Drug-smuggling ex-Israeli minister charged with spying for Iran

Segev (C) appears at the Tel Aviv district tribunal in April 2004.

Jerusalem (CNN)Former Israeli Minister of Energy Gonen Segev has been arrested and charged with spying for Iran, the Israel Security Agency (ISA) revealed on Monday.

Segev had been recruited in 2012 by Iran's embassy in Nigeria, the ISA said. The disgraced former doctor had moved to Nigeria after serving time in prison in Israel for a 2006 drug smuggling conviction. Segev had been sentenced for attempting to bring 25,000 Ecstasy pills into Israel from the Netherlands.
He was returned to Israel last month at the request of Israeli police and was detained for investigation.
    According to the ISA, Segev met twice with Iranian operatives, knowing they were from Iranian intelligence.
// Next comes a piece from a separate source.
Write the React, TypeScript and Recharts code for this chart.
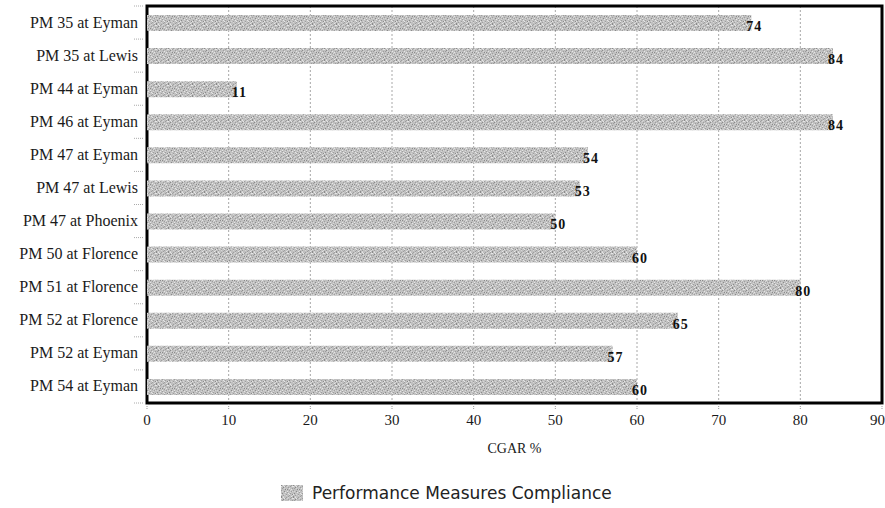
import React from 'react';
import { BarChart, Bar, XAxis, YAxis, CartesianGrid, LabelList, ReferenceArea } from 'recharts';

const categories = [
  'PM 35 at Eyman',
  'PM 35 at Lewis',
  'PM 44 at Eyman',
  'PM 46 at Eyman',
  'PM 47 at Eyman',
  'PM 47 at Lewis',
  'PM 47 at Phoenix',
  'PM 50 at Florence',
  'PM 51 at Florence',
  'PM 52 at Florence',
  'PM 52 at Eyman',
  'PM 54 at Eyman',
];
const complianceValues = [74, 84, 11, 84, 54, 53, 50, 60, 80, 65, 57, 60];
const xTicks = [0, 10, 20, 30, 40, 50, 60, 70, 80, 90];
const seriesName = 'Performance Measures Compliance';
const axisTitle = 'CGAR %';

const data = categories.map((name, i) => ({ name, value: complianceValues[i] }));

const W = 885;
const H = 508;
const PLOT_TOP = 6;
const PLOT_BOTTOM = 403;
const BAND = (PLOT_BOTTOM - PLOT_TOP) / categories.length;

const SERIF = '"Liberation Serif", "Times New Roman", serif';

// hand-placed grain for the bar texture (style only): dark and light specks
const darkSpecks = [
  '0,0', '5,0', '9,1', '2,2', '7,2', '11,3', '4,4', '0,5', '8,5', '3,6',
  '10,6', '6,7', '1,8', '9,8', '5,9', '11,9', '2,10', '7,11', '0,11', '4,1',
  '10,0', '6,4', '1,3', '8,10',
];
const lightSpecks = [
  '2,0', '7,0', '0,1', '6,1', '11,1', '3,3', '8,3', '5,4', '10,4', '1,6',
  '6,6', '11,6', '4,7', '9,7', '0,9', '3,9', '8,9', '5,10', '10,11', '2,11',
  '7,8', '11,10', '3,1', '9,5',
];

const PatternDefs = ({ id }: { id: string }) => (
  <defs>
    <pattern id={id} width={12} height={12} patternUnits="userSpaceOnUse">
      <rect x={0} y={0} width={12} height={12} fill="#c0c0c0" />
      {darkSpecks.map((p, i) => {
        const [x, y] = p.split(',').map(Number);
        return <rect key={'d' + i} x={x} y={y} width={1} height={1} fill={i % 3 === 0 ? '#8a8a8a' : '#9e9e9e'} />;
      })}
      {lightSpecks.map((p, i) => {
        const [x, y] = p.split(',').map(Number);
        return <rect key={'l' + i} x={x} y={y} width={1} height={1} fill={i % 2 === 0 ? '#e6e6e6' : '#d6d6d6'} />;
      })}
    </pattern>
  </defs>
);

const YTick = (props: any) => {
  const { y, payload, index } = props;
  const axisX = 147;
  return (
    <g>
      <line x1={axisX - 13} x2={axisX - 3} y1={y - BAND / 2} y2={y - BAND / 2} stroke="#aaa" strokeDasharray="1 1" />
      {index === categories.length - 1 && (
        <line x1={axisX - 13} x2={axisX - 3} y1={y + BAND / 2} y2={y + BAND / 2} stroke="#aaa" strokeDasharray="1 1" />
      )}
      <text x={138} y={y} dy={5} textAnchor="end" fontFamily={SERIF} fontSize={16} fill="#1a1a1a">
        {payload.value}
      </text>
    </g>
  );
};

const XTick = (props: any) => {
  const { x, y, payload, index } = props;
  const last = index === xTicks.length - 1;
  return (
    <text
      x={last ? x + 3 : x}
      y={y}
      dy={14}
      textAnchor={last ? 'end' : 'middle'}
      fontFamily={SERIF}
      fontSize={15}
      fill="#1a1a1a"
    >
      {payload.value}
    </text>
  );
};

const AxisTitle = (props: any) => {
  const vb = props.viewBox || {};
  return (
    <text x={vb.x + vb.width / 2} y={vb.y + 50} textAnchor="middle" fontFamily={SERIF} fontSize={14} fill="#1a1a1a">
      {axisTitle}
    </text>
  );
};

export default function App() {
  return (
    <div style={{ position: 'absolute', left: 0, top: 0, width: W, height: H, background: '#fff' }}>
      <BarChart
        width={W}
        height={H}
        data={data}
        layout="vertical"
        margin={{ top: PLOT_TOP, right: 3, left: 0, bottom: 0 }}
        barSize={16}
      >
        <PatternDefs id="stipple" />
        <CartesianGrid horizontal={false} stroke="#a8a8a8" strokeDasharray="2 2" />
        <XAxis
          type="number"
          domain={[0, 90]}
          ticks={xTicks}
          interval={0}
          height={H - PLOT_BOTTOM}
          axisLine={false}
          tickLine={{ stroke: '#999', strokeDasharray: '1 1' }}
          tickSize={6}
          tickMargin={2}
          tick={<XTick />}
          label={<AxisTitle />}
        />
        <YAxis
          type="category"
          dataKey="name"
          width={147}
          axisLine={false}
          tickLine={false}
          interval={0}
          tick={<YTick />}
        />
        <Bar dataKey="value" name={seriesName} fill="url(#stipple)" isAnimationActive={false}>
          <LabelList
            dataKey="value"
            position="right"
            offset={-5}
            fontFamily={SERIF}
            fontWeight="bold"
            fontSize={14}
            letterSpacing={1}
            fill="#111"
            dy={3}
          />
        </Bar>
        <ReferenceArea
          x1={0}
          x2={90}
          y1={categories[0]}
          y2={categories[categories.length - 1]}
          ifOverflow="visible"
          fill="none"
          fillOpacity={0}
          stroke="#000"
          strokeWidth={3}
        />
      </BarChart>
      <div
        style={{
          position: 'absolute',
          left: 281,
          top: 483,
          display: 'flex',
          alignItems: 'center',
          fontFamily: '"DejaVu Sans", sans-serif',
          fontSize: 17,
          color: '#222',
          whiteSpace: 'nowrap',
        }}
      >
        <svg width={22} height={16} style={{ marginRight: 9 }}>
          <PatternDefs id="stipple-legend" />
          <rect x={0} y={0} width={22} height={16} fill="url(#stipple-legend)" />
        </svg>
        <span>{seriesName}</span>
      </div>
    </div>
  );
}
The Agency said Segev was given a communications system to encrypt messages with his handlers.
      The former Energy Minister allegedly revealed information connected to Israel's energy market and security sites, including intelligence on buildings, and officials in political and security organizations, the ISA said.
        He was also in touch with Israeli citizens working in security and foreign relations, the ISA said, connecting them with Iranian intelligence officials posing as regular businessmen.
        Segev was charged with spying for the enemy and a number of other offenses. Additional details of the investigation are under a gag order.
            A lawyer for Segev, Moshe Mazor, told CNN, "Recently, an indictment has been filed. Most of the details are confidential at the State's request. Even at this early stage, it is possible to say that the permitted publication looks extremely severe, even though in the indictment, whose full details remain confidential, an entirely different picture emerges."
            Segev served in the Israeli Parliament, the Knesset, from 1992-1996 in the Tzomet and Yi-ud political parties. He served as Minister of Energy and Infrastructure under Prime Ministers Yitzhak Rabin and Shimon Peres, from 1995-1996.